Primordial Black Hole Formation from the Upward Step Model: Avoiding Overproduction

Abstract: We investigate the formation of primordial black holes (PBHs) in an upward step inflationary model, where nonlinearities between curvature perturbations and field fluctuations introduce a cutoff, deviating from the Gaussian case. This necessitates a reevaluation of PBH formation, as $\mathcal{R}$ is not the optimal variable for estimating abundance. Using the extended Press-Schechter formalism, we show that non-Gaussianity modifies both the curvature perturbation profile $\mathcal{R}(r)$ and the integration path in probability space, significantly impacting PBH abundance.
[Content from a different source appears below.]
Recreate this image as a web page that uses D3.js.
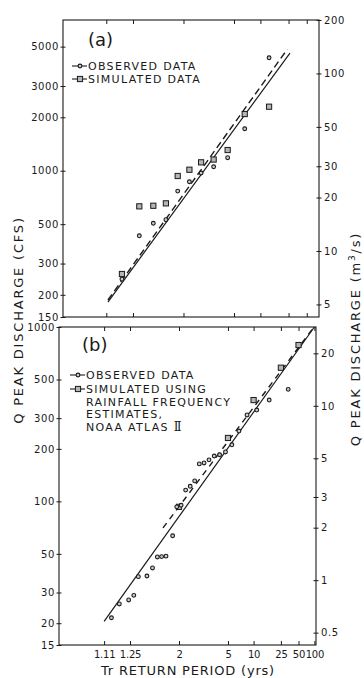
<!DOCTYPE html>
<html>
<head>
<meta charset="utf-8">
<script src="https://cdn.jsdelivr.net/npm/d3@7"></script>
<style>
  body { margin: 0; background: #fff; }
  svg text { font-family: "DejaVu Sans", sans-serif; fill: #1a1a1a; }
</style>
</head>
<body>
<div id="chart"></div>
<script>
const CFS_PER_CMS = 35.3147;

// return period axis
const periodTicks = [1.11, 1.25, 2, 5, 10, 25, 50, 100];
const periodLabels = ["1.11", "1.25", "2", "5", "10", "25", "50", "100"];

// panel (a)
const aPeriods = [13, 6.5, 4.33, 3.25, 2.6, 2.17, 1.857, 1.625, 1.444, 1.3, 1.18];
const aObserved = [4330, 1724, 1184, 1053, 971, 867, 768, 530, 506, 430, 245];
const aSimulated = [2294, 2086, 1308, 1156, 1115, 1013, 934, 655, 635, 630, 262];
const aFitObserved = [[1.116, 182], [26.3, 4600]];
const aFitSimulated = [[1.116, 187], [23.9, 4830]];
const aLeftTicks = [5000, 3000, 2000, 1000, 500, 300, 200, 150];
const aRightTicks = [200, 100, 50, 30, 20, 10, 5];

// panel (b)
const bObsPeriods = [33, 16.5, 11, 8.25, 6.6, 5.5, 4.71, 4.12, 3.67, 3.3, 3.0, 2.75, 2.54, 2.36,
  2.2, 2.06, 1.94, 1.84, 1.70, 1.62, 1.55, 1.48, 1.41, 1.32, 1.28, 1.24, 1.18, 1.14];
const bObserved = [439, 381, 334, 313, 253, 211, 192, 185, 182, 173, 166, 164, 131, 122,
  116, 95, 93, 63.5, 48.5, 48.2, 48, 41.5, 37.3, 37, 28.9, 27.2, 25.8, 21.5];
const bSimPeriods = [2, 5, 10, 25, 50];
const bSimulated = [93, 231, 381, 584, 788];
const bFitObserved = [[1.11, 20.5], [100, 1000]];
const bFitSimulated = [[1.644, 70.4], [98, 1000]];
const bLeftTicks = [1000, 500, 300, 200, 100, 50, 30, 20, 15];
const bRightTicks = [20, 10, 5, 3, 2, 1, 0.5];

// inverse normal cdf (Acklam)
function probit(p) {
  const a = [-39.69683028665376, 220.9460984245205, -275.9285104469687, 138.3577518672690, -30.66479806614716, 2.506628277459239];
  const b = [-54.47609879822406, 161.5858368580409, -155.6989798598866, 66.80131188771972, -13.28068155288572];
  const c = [-0.007784894002430293, -0.3223964580411365, -2.400758277161838, -2.549732539343734, 4.374664141464968, 2.938163982698783];
  const d = [0.007784695709041462, 0.3224671290700398, 2.445134137142996, 3.754408661907416];
  const pl = 0.02425;
  let q, r;
  if (p < pl) {
    q = Math.sqrt(-2 * Math.log(p));
    return (((((c[0] * q + c[1]) * q + c[2]) * q + c[3]) * q + c[4]) * q + c[5]) /
      ((((d[0] * q + d[1]) * q + d[2]) * q + d[3]) * q + 1);
  }
  if (p > 1 - pl) {
    q = Math.sqrt(-2 * Math.log(1 - p));
    return -(((((c[0] * q + c[1]) * q + c[2]) * q + c[3]) * q + c[4]) * q + c[5]) /
      ((((d[0] * q + d[1]) * q + d[2]) * q + d[3]) * q + 1);
  }
  q = p - 0.5;
  r = q * q;
  return (((((a[0] * r + a[1]) * r + a[2]) * r + a[3]) * r + a[4]) * r + a[5]) * q /
    (((((b[0] * r + b[1]) * r + b[2]) * r + b[3]) * r + b[4]) * r + 1);
}
const zOf = T => probit(1 - 1 / T);

const svg = d3.select("#chart")
  .append("svg")
  .attr("width", 364)
  .attr("height", 678);

const INK = "#1a1a1a";

function circleMark(sel, cx, cy) {
  sel.append("circle")
    .attr("cx", cx).attr("cy", cy).attr("r", 1.9)
    .attr("fill", "#ccc").attr("stroke", INK).attr("stroke-width", 1.1);
}

function squareMark(sel, cx, cy) {
  sel.append("rect")
    .attr("x", cx - 2.6).attr("y", cy - 2.6).attr("width", 5.2).attr("height", 5.2)
    .attr("fill", "#b5b5b5").attr("stroke", INK).attr("stroke-width", 1);
}

function drawPanel(cfg) {
  const [x0, x1] = cfg.xRange;
  const [y1, y0] = cfg.yRange; // bottom, top
  const g = svg.append("g").attr("color", INK);

  const x = d3.scaleLinear().domain(cfg.zDomain).range(cfg.xRange);
  const y = d3.scaleLog().domain(cfg.qDomain).range(cfg.yRange);
  const y2 = d3.scaleLog()
    .domain(cfg.qDomain.map(q => q / CFS_PER_CMS))
    .range(cfg.yRange);
  const px = T => x(zOf(T));

  // frame
  g.append("rect")
    .attr("x", x0).attr("y", y0)
    .attr("width", x1 - x0).attr("height", y1 - y0)
    .attr("fill", "none").attr("stroke", INK).attr("stroke-width", 1.1);

  const inner = periodTicks.filter(T => zOf(T) < cfg.zDomain[1] - 0.02);

  // top ticks
  g.append("g")
    .attr("transform", `translate(0,${y0})`)
    .call(d3.axisTop(x).tickValues(inner.map(zOf)).tickFormat("").tickSize(-4))
    .call(a => a.select(".domain").remove());

  // bottom ticks (+ labels on lower panel)
  const bottom = g.append("g")
    .attr("transform", `translate(0,${y1})`)
    .attr("font-size", 10.5)
    .call(d3.axisBottom(x)
      .tickValues(cfg.showXLabels ? periodTicks.map(zOf) : inner.map(zOf))
      .tickFormat(cfg.showXLabels ? (d, i) => periodLabels[i] : "")
      .tickSize(-4)
      .tickPadding(6))
    .call(a => a.select(".domain").remove());
  bottom.selectAll(".tick")
    .filter(d => d > cfg.zDomain[1] - 0.02)
    .select("line").remove();
  bottom.selectAll("text").style("letter-spacing", "-0.2px");

  // left axis (cfs)
  g.append("g")
    .attr("transform", `translate(${x0},0)`)
    .attr("font-size", 11)
    .call(d3.axisLeft(y).tickValues(cfg.leftTicks).tickFormat(d3.format("d")).tickSize(2.5).tickPadding(1.5))
    .call(a => a.select(".domain").remove())
    .call(a => a.selectAll(".tick line").attr("x1", 2.5))
    .call(a => a.selectAll("text").style("letter-spacing", "0.6px"));

  // right axis (m3/s)
  g.append("g")
    .attr("transform", `translate(${x1},0)`)
    .attr("font-size", 11)
    .call(d3.axisRight(y2).tickValues(cfg.rightTicks).tickFormat(d => String(d)).tickSize(2.5).tickPadding(2.5))
    .call(a => a.select(".domain").remove())
    .call(a => a.selectAll(".tick line").attr("x1", -2.5))
    .call(a => a.selectAll("text").style("letter-spacing", "0.6px"));

  // fitted lines
  const line = d3.line().x(d => px(d[0])).y(d => y(d[1]));
  g.append("path")
    .datum(cfg.fitObserved)
    .attr("d", line)
    .attr("fill", "none").attr("stroke", INK).attr("stroke-width", 1.2);
  g.append("path")
    .datum(cfg.fitSimulated)
    .attr("d", line)
    .attr("fill", "none").attr("stroke", INK).attr("stroke-width", 1.4)
    .attr("stroke-dasharray", cfg.dash);

  // points
  const pts = g.append("g");
  cfg.simPeriods.forEach((T, i) => squareMark(pts, px(T), y(cfg.simulated[i])));
  cfg.obsPeriods.forEach((T, i) => circleMark(pts, px(T), y(cfg.observed[i])));

  // panel tag
  g.append("text")
    .attr("x", cfg.tag[1]).attr("y", cfg.tag[2])
    .attr("font-size", 18)
    .text(cfg.tag[0]);

  // legend
  const lg = g.append("g").attr("font-size", 11);
  cfg.legend.forEach((row, i) => {
    const by = cfg.legendY[i];
    if (row.mark) {
      lg.append("line")
        .attr("x1", cfg.legendX - 16).attr("x2", cfg.legendX - 1)
        .attr("y1", by - 4).attr("y2", by - 4)
        .attr("stroke", INK).attr("stroke-width", 1.1);
      if (row.mark === "circle") circleMark(lg, cfg.legendX - 8, by - 4);
      else squareMark(lg, cfg.legendX - 8, by - 4);
    }
    const t = lg.append("text")
      .attr("x", cfg.legendX).attr("y", by)
      .style("letter-spacing", "1.3px")
      .text(row.text);
    if (row.roman) {
      t.append("tspan")
        .style("font-family", "'DejaVu Serif', serif")
        .attr("font-size", 12)
        .style("letter-spacing", "-1.5px")
        .text(row.roman);
    }
  });
}

drawPanel({
  xRange: [63, 319],
  yRange: [317, 20],
  zDomain: [-2.008, 2.258],
  qDomain: [150, 200 * CFS_PER_CMS],
  leftTicks: aLeftTicks,
  rightTicks: aRightTicks,
  obsPeriods: aPeriods,
  observed: aObserved,
  simPeriods: aPeriods,
  simulated: aSimulated,
  fitObserved: aFitObserved,
  fitSimulated: aFitSimulated,
  dash: "7,4",
  showXLabels: false,
  tag: ["(a)", 88, 46],
  legendX: 88,
  legendY: [70, 83],
  legend: [
    { mark: "circle", text: "OBSERVED DATA" },
    { mark: "square", text: "SIMULATED DATA" }
  ]
});

drawPanel({
  xRange: [59, 316],
  yRange: [645, 327],
  zDomain: [-2.062, 2.354],
  qDomain: [15, 1000],
  leftTicks: bLeftTicks,
  rightTicks: bRightTicks,
  obsPeriods: bObsPeriods,
  observed: bObserved,
  simPeriods: bSimPeriods,
  simulated: bSimulated,
  fitObserved: bFitObserved,
  fitSimulated: bFitSimulated,
  dash: "6,5",
  showXLabels: true,
  tag: ["(b)", 82, 351],
  legendX: 86,
  legendY: [379, 393, 406, 418, 431],
  legend: [
    { mark: "circle", text: "OBSERVED DATA" },
    { mark: "square", text: "SIMULATED USING" },
    { text: "RAINFALL FREQUENCY" },
    { text: "ESTIMATES," },
    { text: "NOAA ATLAS ", roman: "II" }
  ]
});

// axis titles
svg.append("text")
  .attr("transform", "translate(23,320) rotate(-90)")
  .attr("text-anchor", "middle")
  .attr("font-size", 13)
  .style("letter-spacing", "1.8px")
  .text("Q PEAK DISCHARGE (CFS)");

const rt = svg.append("text")
  .attr("transform", "translate(360,339) rotate(-90)")
  .attr("text-anchor", "middle")
  .attr("font-size", 13)
  .style("letter-spacing", "1.8px");
rt.append("tspan").text("Q PEAK DISCHARGE (m");
rt.append("tspan").attr("dy", -5).attr("font-size", 9).text("3");
rt.append("tspan").attr("dy", 5).text("/s)");

svg.append("text")
  .attr("x", 188).attr("y", 675)
  .attr("text-anchor", "middle")
  .attr("font-size", 13)
  .style("letter-spacing", "0.8px")
  .text("Tr RETURN PERIOD (yrs)");
</script>
</body>
</html>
Our results reveal that the abundance initially increases with the parameter $h$, which characterizes the relaxation stage after the step. However, beyond a critical value ($h \simeq 5.9$), it sharply declines before rising again. Furthermore, we demonstrate that non-Gaussianity introduces uncertainties in indirect PBH observations via gravitational waves. Notably, we present an example where a positive $f_{\rm NL}$ does not necessarily enhance PBH production, contrary to conventional expectations. Finally, by accounting for non-perturbative effects, we resolve the overproduction of PBHs suggested by pulsar timing array (PTA) data, underscoring the critical importance of incorporating non-Gaussianity in future studies.